[What to do]
Give a verbatim copy of the lines below, minus the pictures.
——————————
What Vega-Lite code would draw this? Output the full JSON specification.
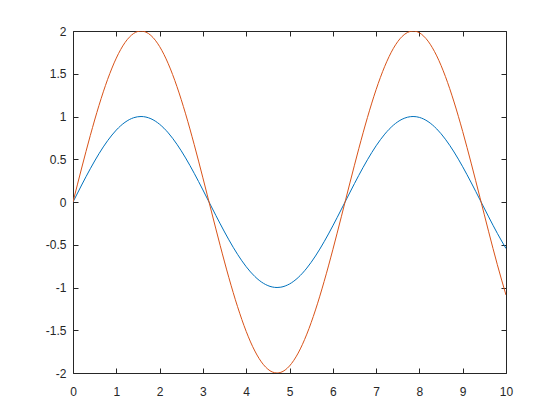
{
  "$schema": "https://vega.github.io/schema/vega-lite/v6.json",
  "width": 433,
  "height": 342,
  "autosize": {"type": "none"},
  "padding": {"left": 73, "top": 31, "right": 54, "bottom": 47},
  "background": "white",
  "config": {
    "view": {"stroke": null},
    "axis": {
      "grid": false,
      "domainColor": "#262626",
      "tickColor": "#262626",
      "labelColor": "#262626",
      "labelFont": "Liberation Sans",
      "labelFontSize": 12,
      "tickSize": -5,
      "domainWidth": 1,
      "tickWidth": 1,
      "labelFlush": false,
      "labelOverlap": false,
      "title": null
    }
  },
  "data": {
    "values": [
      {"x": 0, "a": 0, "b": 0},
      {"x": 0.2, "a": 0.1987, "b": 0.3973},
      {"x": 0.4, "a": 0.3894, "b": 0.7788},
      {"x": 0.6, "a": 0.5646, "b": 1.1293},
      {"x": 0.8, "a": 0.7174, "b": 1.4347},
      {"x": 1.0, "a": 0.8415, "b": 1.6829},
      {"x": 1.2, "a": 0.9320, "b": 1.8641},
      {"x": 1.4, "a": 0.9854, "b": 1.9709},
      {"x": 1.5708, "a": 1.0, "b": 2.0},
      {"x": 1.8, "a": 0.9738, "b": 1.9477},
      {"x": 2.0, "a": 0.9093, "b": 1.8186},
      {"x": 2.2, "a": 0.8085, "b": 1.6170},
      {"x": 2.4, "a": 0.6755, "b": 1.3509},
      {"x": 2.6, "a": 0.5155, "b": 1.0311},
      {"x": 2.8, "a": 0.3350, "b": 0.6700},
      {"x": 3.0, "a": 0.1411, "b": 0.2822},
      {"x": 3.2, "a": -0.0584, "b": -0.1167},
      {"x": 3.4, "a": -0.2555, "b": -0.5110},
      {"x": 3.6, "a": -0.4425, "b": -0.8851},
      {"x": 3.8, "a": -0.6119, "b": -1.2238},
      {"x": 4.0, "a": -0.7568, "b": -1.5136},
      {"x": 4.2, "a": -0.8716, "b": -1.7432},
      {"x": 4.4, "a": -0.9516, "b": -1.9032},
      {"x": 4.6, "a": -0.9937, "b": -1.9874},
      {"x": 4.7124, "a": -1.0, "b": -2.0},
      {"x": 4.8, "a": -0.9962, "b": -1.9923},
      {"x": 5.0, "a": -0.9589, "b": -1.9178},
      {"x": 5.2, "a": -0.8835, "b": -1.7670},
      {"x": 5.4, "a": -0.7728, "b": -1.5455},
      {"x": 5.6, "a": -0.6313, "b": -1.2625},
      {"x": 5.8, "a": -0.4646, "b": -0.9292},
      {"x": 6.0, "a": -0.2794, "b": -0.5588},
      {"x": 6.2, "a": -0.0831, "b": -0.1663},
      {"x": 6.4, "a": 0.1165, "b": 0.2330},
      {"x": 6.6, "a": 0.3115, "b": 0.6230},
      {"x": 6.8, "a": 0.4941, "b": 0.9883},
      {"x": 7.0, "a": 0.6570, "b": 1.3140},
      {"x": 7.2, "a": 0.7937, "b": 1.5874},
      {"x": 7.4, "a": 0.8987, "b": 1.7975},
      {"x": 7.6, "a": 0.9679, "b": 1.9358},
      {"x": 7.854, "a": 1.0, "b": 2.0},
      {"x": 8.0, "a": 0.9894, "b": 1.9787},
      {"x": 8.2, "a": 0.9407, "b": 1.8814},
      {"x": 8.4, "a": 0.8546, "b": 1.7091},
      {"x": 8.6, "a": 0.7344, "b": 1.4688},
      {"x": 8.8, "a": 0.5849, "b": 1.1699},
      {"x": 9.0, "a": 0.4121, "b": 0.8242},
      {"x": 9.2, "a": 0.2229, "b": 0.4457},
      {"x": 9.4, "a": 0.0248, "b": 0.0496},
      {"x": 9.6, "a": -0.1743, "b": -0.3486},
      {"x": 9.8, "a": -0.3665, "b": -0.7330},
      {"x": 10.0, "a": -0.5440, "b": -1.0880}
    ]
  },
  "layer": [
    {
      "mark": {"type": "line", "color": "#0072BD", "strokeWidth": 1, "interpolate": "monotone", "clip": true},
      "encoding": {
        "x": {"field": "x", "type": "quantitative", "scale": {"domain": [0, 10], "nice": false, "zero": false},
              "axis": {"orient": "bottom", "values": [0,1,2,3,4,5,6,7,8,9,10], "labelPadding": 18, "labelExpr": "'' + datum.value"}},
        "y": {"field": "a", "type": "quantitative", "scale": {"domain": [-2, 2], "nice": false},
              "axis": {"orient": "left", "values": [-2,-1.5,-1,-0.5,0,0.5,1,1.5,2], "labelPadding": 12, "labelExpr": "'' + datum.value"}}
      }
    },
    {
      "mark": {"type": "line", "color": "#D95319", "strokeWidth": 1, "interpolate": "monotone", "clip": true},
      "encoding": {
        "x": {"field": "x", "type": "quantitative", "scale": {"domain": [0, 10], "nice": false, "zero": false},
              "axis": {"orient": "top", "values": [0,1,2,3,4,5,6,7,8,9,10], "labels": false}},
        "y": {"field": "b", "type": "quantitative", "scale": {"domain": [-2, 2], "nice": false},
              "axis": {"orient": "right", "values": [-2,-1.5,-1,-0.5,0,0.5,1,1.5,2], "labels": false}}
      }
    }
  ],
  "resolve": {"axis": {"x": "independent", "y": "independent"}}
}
——————————
[Exercise response]
What Vega-Lite code would draw this? Output the full JSON specification.
{
  "$schema": "https://vega.github.io/schema/vega-lite/v6.json",
  "width": 433,
  "height": 342,
  "autosize": {"type": "none"},
  "padding": {"left": 73, "top": 31, "right": 54, "bottom": 47},
  "background": "white",
  "config": {
    "view": {"stroke": null},
    "axis": {
      "grid": false,
      "domainColor": "#262626",
      "tickColor": "#262626",
      "labelColor": "#262626",
      "labelFont": "Liberation Sans",
      "labelFontSize": 12,
      "tickSize": -5,
      "domainWidth": 1,
      "tickWidth": 1,
      "labelFlush": false,
      "labelOverlap": false,
      "title": null
    }
  },
  "data": {
    "values": [
      {"x": 0, "a": 0, "b": 0},
      {"x": 0.2, "a": 0.1987, "b": 0.3973},
      {"x": 0.4, "a": 0.3894, "b": 0.7788},
      {"x": 0.6, "a": 0.5646, "b": 1.1293},
      {"x": 0.8, "a": 0.7174, "b": 1.4347},
      {"x": 1.0, "a": 0.8415, "b": 1.6829},
      {"x": 1.2, "a": 0.9320, "b": 1.8641},
      {"x": 1.4, "a": 0.9854, "b": 1.9709},
      {"x": 1.5708, "a": 1.0, "b": 2.0},
      {"x": 1.8, "a": 0.9738, "b": 1.9477},
      {"x": 2.0, "a": 0.9093, "b": 1.8186},
      {"x": 2.2, "a": 0.8085, "b": 1.6170},
      {"x": 2.4, "a": 0.6755, "b": 1.3509},
      {"x": 2.6, "a": 0.5155, "b": 1.0311},
      {"x": 2.8, "a": 0.3350, "b": 0.6700},
      {"x": 3.0, "a": 0.1411, "b": 0.2822},
      {"x": 3.2, "a": -0.0584, "b": -0.1167},
      {"x": 3.4, "a": -0.2555, "b": -0.5110},
      {"x": 3.6, "a": -0.4425, "b": -0.8851},
      {"x": 3.8, "a": -0.6119, "b": -1.2238},
      {"x": 4.0, "a": -0.7568, "b": -1.5136},
      {"x": 4.2, "a": -0.8716, "b": -1.7432},
      {"x": 4.4, "a": -0.9516, "b": -1.9032},
      {"x": 4.6, "a": -0.9937, "b": -1.9874},
      {"x": 4.7124, "a": -1.0, "b": -2.0},
      {"x": 4.8, "a": -0.9962, "b": -1.9923},
      {"x": 5.0, "a": -0.9589, "b": -1.9178},
      {"x": 5.2, "a": -0.8835, "b": -1.7670},
      {"x": 5.4, "a": -0.7728, "b": -1.5455},
      {"x": 5.6, "a": -0.6313, "b": -1.2625},
      {"x": 5.8, "a": -0.4646, "b": -0.9292},
      {"x": 6.0, "a": -0.2794, "b": -0.5588},
      {"x": 6.2, "a": -0.0831, "b": -0.1663},
      {"x": 6.4, "a": 0.1165, "b": 0.2330},
      {"x": 6.6, "a": 0.3115, "b": 0.6230},
      {"x": 6.8, "a": 0.4941, "b": 0.9883},
      {"x": 7.0, "a": 0.6570, "b": 1.3140},
      {"x": 7.2, "a": 0.7937, "b": 1.5874},
      {"x": 7.4, "a": 0.8987, "b": 1.7975},
      {"x": 7.6, "a": 0.9679, "b": 1.9358},
      {"x": 7.854, "a": 1.0, "b": 2.0},
      {"x": 8.0, "a": 0.9894, "b": 1.9787},
      {"x": 8.2, "a": 0.9407, "b": 1.8814},
      {"x": 8.4, "a": 0.8546, "b": 1.7091},
      {"x": 8.6, "a": 0.7344, "b": 1.4688},
      {"x": 8.8, "a": 0.5849, "b": 1.1699},
      {"x": 9.0, "a": 0.4121, "b": 0.8242},
      {"x": 9.2, "a": 0.2229, "b": 0.4457},
      {"x": 9.4, "a": 0.0248, "b": 0.0496},
      {"x": 9.6, "a": -0.1743, "b": -0.3486},
      {"x": 9.8, "a": -0.3665, "b": -0.7330},
      {"x": 10.0, "a": -0.5440, "b": -1.0880}
    ]
  },
  "layer": [
    {
      "mark": {"type": "line", "color": "#0072BD", "strokeWidth": 1, "interpolate": "monotone", "clip": true},
      "encoding": {
        "x": {"field": "x", "type": "quantitative", "scale": {"domain": [0, 10], "nice": false, "zero": false},
              "axis": {"orient": "bottom", "values": [0,1,2,3,4,5,6,7,8,9,10], "labelPadding": 18, "labelExpr": "'' + datum.value"}},
        "y": {"field": "a", "type": "quantitative", "scale": {"domain": [-2, 2], "nice": false},
              "axis": {"orient": "left", "values": [-2,-1.5,-1,-0.5,0,0.5,1,1.5,2], "labelPadding": 12, "labelExpr": "'' + datum.value"}}
      }
    },
    {
      "mark": {"type": "line", "color": "#D95319", "strokeWidth": 1, "interpolate": "monotone", "clip": true},
      "encoding": {
        "x": {"field": "x", "type": "quantitative", "scale": {"domain": [0, 10], "nice": false, "zero": false},
              "axis": {"orient": "top", "values": [0,1,2,3,4,5,6,7,8,9,10], "labels": false}},
        "y": {"field": "b", "type": "quantitative", "scale": {"domain": [-2, 2], "nice": false},
              "axis": {"orient": "right", "values": [-2,-1.5,-1,-0.5,0,0.5,1,1.5,2], "labels": false}}
      }
    }
  ],
  "resolve": {"axis": {"x": "independent", "y": "independent"}}
}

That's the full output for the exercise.